Start of Data extract
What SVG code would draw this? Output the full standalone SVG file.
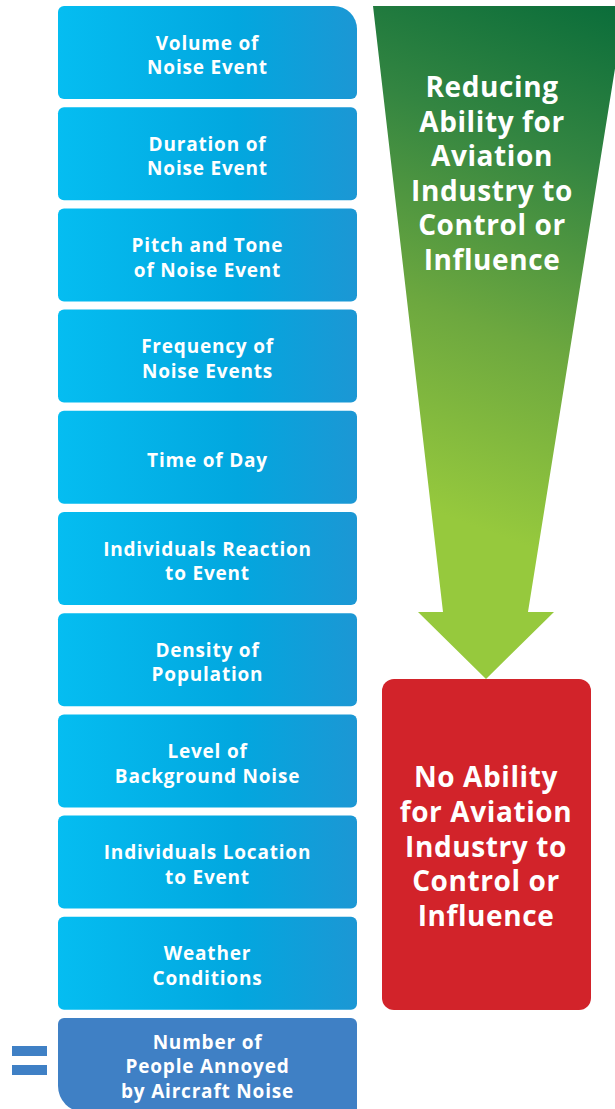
<svg xmlns="http://www.w3.org/2000/svg" width="615" height="1109" viewBox="0 0 615 1109">
<defs>
<linearGradient id="blue" x1="0" y1="0" x2="1" y2="0">
<stop offset="0" stop-color="#05BDF1"/>
<stop offset="0.6" stop-color="#02A7DF"/>
<stop offset="1" stop-color="#1C97D4"/>
</linearGradient>
<linearGradient id="green" gradientUnits="userSpaceOnUse" x1="620" y1="0" x2="430" y2="510">
<stop offset="0" stop-color="#096C3A"/>
<stop offset="0.3" stop-color="#338541"/>
<stop offset="0.65" stop-color="#6DA83F"/>
<stop offset="1" stop-color="#96C93D"/>
</linearGradient>
<style>
.box{fill:url(#blue);}
.t{font-family:"Open Sans","Liberation Sans",sans-serif;font-weight:700;fill:#fff;text-anchor:middle;}
.s{font-size:19px;letter-spacing:0.8px;}
.b{font-size:28px;letter-spacing:0.6px;}
</style>
</defs>
<rect width="615" height="1109" fill="#fff"/>

<g id="arrow">
<path d="M373,6 L625,6 L528,612 L554,612 L486,679 L418,612 L443,612 Z" fill="url(#green)"/>
<text class="t b"><tspan x="492" y="97">Reducing</tspan><tspan x="492" y="131.5">Ability for</tspan><tspan x="492" y="166">Aviation</tspan><tspan x="492" y="200.5">Industry to</tspan><tspan x="492" y="235">Control or</tspan><tspan x="492" y="269.5">Influence</tspan></text>
</g>

<g id="no-ability">
<rect x="382" y="679" width="209" height="331" rx="12" fill="#D2232A"/>
<text class="t b"><tspan x="486" y="787">No Ability</tspan><tspan x="486" y="822">for Aviation</tspan><tspan x="486" y="856.5">Industry to</tspan><tspan x="486" y="891">Control or</tspan><tspan x="486" y="926">Influence</tspan></text>
</g>

<g id="volume">
<path class="box" d="M64,6 L334,6 A23,23 0 0 1 357,29 L357,93 A6,6 0 0 1 351,99 L64,99 A6,6 0 0 1 58,93 L58,12 A6,6 0 0 1 64,6 Z"/>
<text class="t s"><tspan x="207.5" y="49.5">Volume of</tspan><tspan x="207.5" y="74.1">Noise Event</tspan></text>
</g>
<g id="duration">
<rect class="box" x="58" y="107.2" width="299" height="93" rx="6"/>
<text class="t s"><tspan x="207.5" y="150.7">Duration of</tspan><tspan x="207.5" y="175.3">Noise Event</tspan></text>
</g>
<g id="pitch">
<rect class="box" x="58" y="208.4" width="299" height="93" rx="6"/>
<text class="t s"><tspan x="207.5" y="251.9">Pitch and Tone</tspan><tspan x="207.5" y="276.5">of Noise Event</tspan></text>
</g>
<g id="frequency">
<rect class="box" x="58" y="309.6" width="299" height="93" rx="6"/>
<text class="t s"><tspan x="207.5" y="353.1">Frequency of</tspan><tspan x="207.5" y="377.7">Noise Events</tspan></text>
</g>
<g id="time">
<rect class="box" x="58" y="410.8" width="299" height="93" rx="6"/>
<text class="t s" x="207.5" y="466.8">Time of Day</text>
</g>
<g id="reaction">
<rect class="box" x="58" y="512" width="299" height="93" rx="6"/>
<text class="t s"><tspan x="207.5" y="555.5">Individuals Reaction</tspan><tspan x="207.5" y="580.1">to Event</tspan></text>
</g>
<g id="density">
<rect class="box" x="58" y="613.2" width="299" height="93" rx="6"/>
<text class="t s"><tspan x="207.5" y="656.7">Density of</tspan><tspan x="207.5" y="681.3">Population</tspan></text>
</g>
<g id="background">
<rect class="box" x="58" y="714.4" width="299" height="93" rx="6"/>
<text class="t s"><tspan x="207.5" y="757.9">Level of</tspan><tspan x="207.5" y="782.5">Background Noise</tspan></text>
</g>
<g id="location">
<rect class="box" x="58" y="815.6" width="299" height="93" rx="6"/>
<text class="t s"><tspan x="207.5" y="859.1">Individuals Location</tspan><tspan x="207.5" y="883.7">to Event</tspan></text>
</g>
<g id="weather">
<rect class="box" x="58" y="916.8" width="299" height="93" rx="6"/>
<text class="t s"><tspan x="207.5" y="960.3">Weather</tspan><tspan x="207.5" y="984.9">Conditions</tspan></text>
</g>
<g id="annoyed">
<path d="M64,1018 L351,1018 A6,6 0 0 1 357,1024 L357,1112 L84,1112 A26,26 0 0 1 58,1086 L58,1024 A6,6 0 0 1 64,1018 Z" fill="#3F80C5"/>
<text class="t s"><tspan x="207.5" y="1048.6">Number of</tspan><tspan x="207.5" y="1073.2">People Annoyed</tspan><tspan x="207.5" y="1097.8">by Aircraft Noise</tspan></text>
</g>
<g id="equals" fill="#3F80C5">
<rect x="12" y="1046" width="35" height="10"/>
<rect x="12" y="1065" width="35" height="10"/>
</g>
<g id="connectors"/>
</svg>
End of Data extract
* _Job_: Reproduce all of the data exactly, omitting each picture it holds.

* _Worked answer_:
What SVG code would draw this? Output the full standalone SVG file.
<svg xmlns="http://www.w3.org/2000/svg" width="615" height="1109" viewBox="0 0 615 1109">
<defs>
<linearGradient id="blue" x1="0" y1="0" x2="1" y2="0">
<stop offset="0" stop-color="#05BDF1"/>
<stop offset="0.6" stop-color="#02A7DF"/>
<stop offset="1" stop-color="#1C97D4"/>
</linearGradient>
<linearGradient id="green" gradientUnits="userSpaceOnUse" x1="620" y1="0" x2="430" y2="510">
<stop offset="0" stop-color="#096C3A"/>
<stop offset="0.3" stop-color="#338541"/>
<stop offset="0.65" stop-color="#6DA83F"/>
<stop offset="1" stop-color="#96C93D"/>
</linearGradient>
<style>
.box{fill:url(#blue);}
.t{font-family:"Open Sans","Liberation Sans",sans-serif;font-weight:700;fill:#fff;text-anchor:middle;}
.s{font-size:19px;letter-spacing:0.8px;}
.b{font-size:28px;letter-spacing:0.6px;}
</style>
</defs>
<rect width="615" height="1109" fill="#fff"/>

<g id="arrow">
<path d="M373,6 L625,6 L528,612 L554,612 L486,679 L418,612 L443,612 Z" fill="url(#green)"/>
<text class="t b"><tspan x="492" y="97">Reducing</tspan><tspan x="492" y="131.5">Ability for</tspan><tspan x="492" y="166">Aviation</tspan><tspan x="492" y="200.5">Industry to</tspan><tspan x="492" y="235">Control or</tspan><tspan x="492" y="269.5">Influence</tspan></text>
</g>

<g id="no-ability">
<rect x="382" y="679" width="209" height="331" rx="12" fill="#D2232A"/>
<text class="t b"><tspan x="486" y="787">No Ability</tspan><tspan x="486" y="822">for Aviation</tspan><tspan x="486" y="856.5">Industry to</tspan><tspan x="486" y="891">Control or</tspan><tspan x="486" y="926">Influence</tspan></text>
</g>

<g id="volume">
<path class="box" d="M64,6 L334,6 A23,23 0 0 1 357,29 L357,93 A6,6 0 0 1 351,99 L64,99 A6,6 0 0 1 58,93 L58,12 A6,6 0 0 1 64,6 Z"/>
<text class="t s"><tspan x="207.5" y="49.5">Volume of</tspan><tspan x="207.5" y="74.1">Noise Event</tspan></text>
</g>
<g id="duration">
<rect class="box" x="58" y="107.2" width="299" height="93" rx="6"/>
<text class="t s"><tspan x="207.5" y="150.7">Duration of</tspan><tspan x="207.5" y="175.3">Noise Event</tspan></text>
</g>
<g id="pitch">
<rect class="box" x="58" y="208.4" width="299" height="93" rx="6"/>
<text class="t s"><tspan x="207.5" y="251.9">Pitch and Tone</tspan><tspan x="207.5" y="276.5">of Noise Event</tspan></text>
</g>
<g id="frequency">
<rect class="box" x="58" y="309.6" width="299" height="93" rx="6"/>
<text class="t s"><tspan x="207.5" y="353.1">Frequency of</tspan><tspan x="207.5" y="377.7">Noise Events</tspan></text>
</g>
<g id="time">
<rect class="box" x="58" y="410.8" width="299" height="93" rx="6"/>
<text class="t s" x="207.5" y="466.8">Time of Day</text>
</g>
<g id="reaction">
<rect class="box" x="58" y="512" width="299" height="93" rx="6"/>
<text class="t s"><tspan x="207.5" y="555.5">Individuals Reaction</tspan><tspan x="207.5" y="580.1">to Event</tspan></text>
</g>
<g id="density">
<rect class="box" x="58" y="613.2" width="299" height="93" rx="6"/>
<text class="t s"><tspan x="207.5" y="656.7">Density of</tspan><tspan x="207.5" y="681.3">Population</tspan></text>
</g>
<g id="background">
<rect class="box" x="58" y="714.4" width="299" height="93" rx="6"/>
<text class="t s"><tspan x="207.5" y="757.9">Level of</tspan><tspan x="207.5" y="782.5">Background Noise</tspan></text>
</g>
<g id="location">
<rect class="box" x="58" y="815.6" width="299" height="93" rx="6"/>
<text class="t s"><tspan x="207.5" y="859.1">Individuals Location</tspan><tspan x="207.5" y="883.7">to Event</tspan></text>
</g>
<g id="weather">
<rect class="box" x="58" y="916.8" width="299" height="93" rx="6"/>
<text class="t s"><tspan x="207.5" y="960.3">Weather</tspan><tspan x="207.5" y="984.9">Conditions</tspan></text>
</g>
<g id="annoyed">
<path d="M64,1018 L351,1018 A6,6 0 0 1 357,1024 L357,1112 L84,1112 A26,26 0 0 1 58,1086 L58,1024 A6,6 0 0 1 64,1018 Z" fill="#3F80C5"/>
<text class="t s"><tspan x="207.5" y="1048.6">Number of</tspan><tspan x="207.5" y="1073.2">People Annoyed</tspan><tspan x="207.5" y="1097.8">by Aircraft Noise</tspan></text>
</g>
<g id="equals" fill="#3F80C5">
<rect x="12" y="1046" width="35" height="10"/>
<rect x="12" y="1065" width="35" height="10"/>
</g>
<g id="connectors"/>
</svg>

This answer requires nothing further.